The adoption or retention of obsolete phraseology as a hieratic language which has been noted among many nations of the highest comparative development is a manifestation of the same mental process.
Gibberish was so invariable an accompaniment of the sacred antics of the medicine-men of Mexico that Fray Diego Duran warns his readers that if they see any Indian dancing and singing, "ó diciendo algunas palabras que no son inteligibles, pues es de saber que aquellos representaban Dioses."[45]
Henry Youle Hind says:
The Dakotahs have a common and a sacred language. The conjurer, the war prophet, and the dreamer employ a language in which words are borrowed from other Indian tongues and dialects; they make much use of descriptive expressions, and use words apart from the ordinary signification. The Ojibways abbreviate their sentences and employ many elliptical forms of expression, so much so that half-breeds, quite familiar with the colloquial language, fail to comprehend a medicine-man when in the full flow of excited oratory.[46]

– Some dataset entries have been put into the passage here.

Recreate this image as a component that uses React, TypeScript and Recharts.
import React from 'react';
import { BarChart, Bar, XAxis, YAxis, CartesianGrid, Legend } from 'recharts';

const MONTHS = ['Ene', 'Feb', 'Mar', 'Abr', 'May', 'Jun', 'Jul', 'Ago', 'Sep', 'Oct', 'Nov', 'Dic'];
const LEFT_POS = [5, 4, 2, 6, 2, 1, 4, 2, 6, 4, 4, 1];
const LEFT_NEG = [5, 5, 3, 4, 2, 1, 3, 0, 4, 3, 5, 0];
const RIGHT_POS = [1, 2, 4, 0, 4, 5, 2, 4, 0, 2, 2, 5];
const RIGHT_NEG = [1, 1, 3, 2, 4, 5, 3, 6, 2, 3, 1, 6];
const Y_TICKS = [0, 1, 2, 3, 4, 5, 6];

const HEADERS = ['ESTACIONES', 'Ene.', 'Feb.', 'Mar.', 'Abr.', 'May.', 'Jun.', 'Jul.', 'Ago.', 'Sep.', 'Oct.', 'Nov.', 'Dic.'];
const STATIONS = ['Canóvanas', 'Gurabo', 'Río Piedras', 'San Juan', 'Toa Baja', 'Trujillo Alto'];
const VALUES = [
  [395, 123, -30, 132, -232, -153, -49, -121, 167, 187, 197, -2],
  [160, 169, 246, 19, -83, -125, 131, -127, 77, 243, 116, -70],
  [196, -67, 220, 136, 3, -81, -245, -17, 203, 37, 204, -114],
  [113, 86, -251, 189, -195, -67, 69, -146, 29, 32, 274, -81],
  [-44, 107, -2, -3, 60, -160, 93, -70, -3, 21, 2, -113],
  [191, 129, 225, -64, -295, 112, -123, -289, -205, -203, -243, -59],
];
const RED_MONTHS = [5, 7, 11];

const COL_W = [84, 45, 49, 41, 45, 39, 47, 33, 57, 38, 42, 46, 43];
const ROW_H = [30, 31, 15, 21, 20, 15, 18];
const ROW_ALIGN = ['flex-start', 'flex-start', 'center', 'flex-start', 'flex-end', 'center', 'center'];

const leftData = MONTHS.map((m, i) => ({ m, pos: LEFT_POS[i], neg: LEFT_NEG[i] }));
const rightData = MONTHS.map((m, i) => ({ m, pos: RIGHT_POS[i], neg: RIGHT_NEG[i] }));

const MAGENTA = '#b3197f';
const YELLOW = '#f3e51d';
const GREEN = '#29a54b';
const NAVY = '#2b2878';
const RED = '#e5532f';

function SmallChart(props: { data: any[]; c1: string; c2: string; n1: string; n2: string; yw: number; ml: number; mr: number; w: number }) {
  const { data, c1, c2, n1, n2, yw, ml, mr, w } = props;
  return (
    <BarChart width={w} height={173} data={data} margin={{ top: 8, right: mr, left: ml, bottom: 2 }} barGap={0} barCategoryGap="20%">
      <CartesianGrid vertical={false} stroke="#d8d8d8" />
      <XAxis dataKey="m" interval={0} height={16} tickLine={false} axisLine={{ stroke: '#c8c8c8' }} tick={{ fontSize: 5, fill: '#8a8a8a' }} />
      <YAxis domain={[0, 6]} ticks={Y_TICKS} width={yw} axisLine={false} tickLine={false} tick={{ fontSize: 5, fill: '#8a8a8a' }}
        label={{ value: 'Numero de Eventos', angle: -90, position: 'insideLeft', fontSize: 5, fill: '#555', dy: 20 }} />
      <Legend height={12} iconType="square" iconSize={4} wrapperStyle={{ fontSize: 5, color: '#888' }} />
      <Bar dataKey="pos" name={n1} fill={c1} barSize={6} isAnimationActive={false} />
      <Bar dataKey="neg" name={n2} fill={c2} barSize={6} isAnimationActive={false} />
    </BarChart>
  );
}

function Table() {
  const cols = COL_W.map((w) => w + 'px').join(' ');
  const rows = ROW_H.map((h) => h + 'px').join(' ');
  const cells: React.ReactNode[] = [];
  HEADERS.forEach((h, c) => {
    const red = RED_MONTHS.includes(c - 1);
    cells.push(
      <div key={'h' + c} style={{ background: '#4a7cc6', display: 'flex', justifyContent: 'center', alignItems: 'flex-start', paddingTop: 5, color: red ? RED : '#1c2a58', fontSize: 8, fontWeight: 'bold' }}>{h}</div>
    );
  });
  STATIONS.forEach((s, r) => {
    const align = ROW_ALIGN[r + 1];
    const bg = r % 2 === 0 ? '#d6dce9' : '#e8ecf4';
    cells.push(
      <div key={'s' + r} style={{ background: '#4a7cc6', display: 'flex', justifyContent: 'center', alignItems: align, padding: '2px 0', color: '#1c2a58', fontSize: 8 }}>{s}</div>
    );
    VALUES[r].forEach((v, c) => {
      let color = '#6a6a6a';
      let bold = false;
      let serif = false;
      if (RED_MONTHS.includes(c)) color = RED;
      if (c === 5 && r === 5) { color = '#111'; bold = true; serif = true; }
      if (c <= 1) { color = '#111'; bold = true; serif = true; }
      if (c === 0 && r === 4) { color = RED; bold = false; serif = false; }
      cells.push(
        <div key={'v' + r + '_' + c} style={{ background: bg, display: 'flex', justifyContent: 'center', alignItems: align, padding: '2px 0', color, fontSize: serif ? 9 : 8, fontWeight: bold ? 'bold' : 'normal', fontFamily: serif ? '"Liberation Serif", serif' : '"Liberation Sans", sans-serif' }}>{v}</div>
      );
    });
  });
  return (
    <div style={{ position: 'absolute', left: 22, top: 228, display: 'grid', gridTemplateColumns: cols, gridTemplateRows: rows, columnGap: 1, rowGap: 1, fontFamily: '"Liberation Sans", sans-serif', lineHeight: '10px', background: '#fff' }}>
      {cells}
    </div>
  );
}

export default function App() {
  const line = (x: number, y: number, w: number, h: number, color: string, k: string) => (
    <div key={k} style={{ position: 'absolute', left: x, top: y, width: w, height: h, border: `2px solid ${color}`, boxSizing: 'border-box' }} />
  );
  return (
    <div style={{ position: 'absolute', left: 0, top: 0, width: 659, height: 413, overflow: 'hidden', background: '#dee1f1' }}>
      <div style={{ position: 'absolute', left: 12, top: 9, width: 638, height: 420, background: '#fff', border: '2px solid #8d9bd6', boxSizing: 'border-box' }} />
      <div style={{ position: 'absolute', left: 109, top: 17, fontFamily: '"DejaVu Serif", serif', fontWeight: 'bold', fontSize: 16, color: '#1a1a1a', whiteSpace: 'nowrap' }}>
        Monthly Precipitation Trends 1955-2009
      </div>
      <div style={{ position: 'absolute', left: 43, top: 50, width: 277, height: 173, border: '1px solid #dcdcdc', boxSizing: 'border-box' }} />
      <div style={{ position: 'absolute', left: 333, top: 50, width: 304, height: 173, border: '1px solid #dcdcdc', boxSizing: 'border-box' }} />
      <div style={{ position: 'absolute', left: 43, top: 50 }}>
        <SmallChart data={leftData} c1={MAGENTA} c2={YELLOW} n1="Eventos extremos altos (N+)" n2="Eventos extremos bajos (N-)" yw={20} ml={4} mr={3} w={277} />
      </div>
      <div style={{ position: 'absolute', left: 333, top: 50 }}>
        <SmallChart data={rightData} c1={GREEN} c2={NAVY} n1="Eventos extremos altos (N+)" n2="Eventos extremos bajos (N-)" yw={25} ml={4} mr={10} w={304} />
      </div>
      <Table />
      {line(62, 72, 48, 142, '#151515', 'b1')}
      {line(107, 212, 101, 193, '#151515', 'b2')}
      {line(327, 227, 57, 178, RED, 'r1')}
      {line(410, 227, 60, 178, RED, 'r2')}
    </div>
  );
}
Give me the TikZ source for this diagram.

"Blood may be stanched by the words sicycuma, cucuma, ucuma, cuma, uma, ma, a."[47] There are numbers of these gibberish formulæ given, but one is sufficient.
"The third part of the magic[48] of the Chaldeans belonged entirely to that description of charlatanism which consists in the use of gestures, postures, and mysterious speeches, as byplay, and which formed an accompaniment to the proceedings of the thaumaturgist well calculated to mislead."[49]
Sahagun[50] calls attention to the fact that the Aztec hymns were in language known only to the initiated.
It must be conceded that the monotonous intonation of the medicine-men is not without good results, especially in such ailments as can be benefited by the sleep which such singing induces. On the same principle that petulant babies are lulled to slumber by the crooning of their nurses, the sick will frequently be composed to a sound and beneficial slumber, from which they awake refreshed and ameliorated. I can recall, among many other cases, those of Chaundezi ("Long Ear," or "Mule") and Chemihuevi-Sal, both chiefs of the Apache, who recovered under the treatment of their own medicine-men after our surgeons had abandoned the case. This recovery could be attributed only to the sedative effects of the chanting.
Music of a gentle, monotonous kind has been prescribed in the medical treatment of Romans, Greeks, and even of comparatively modern Europeans. John Mason Goode, in his translation of Lucretius' De Natura Rerum, mentions among others Galen, Theophrastus, and Aulus Gellius. An anonymous writer in the Press of Philadelphia, Pa., under date of December 23, 1888, takes the ground that its use should be resumed.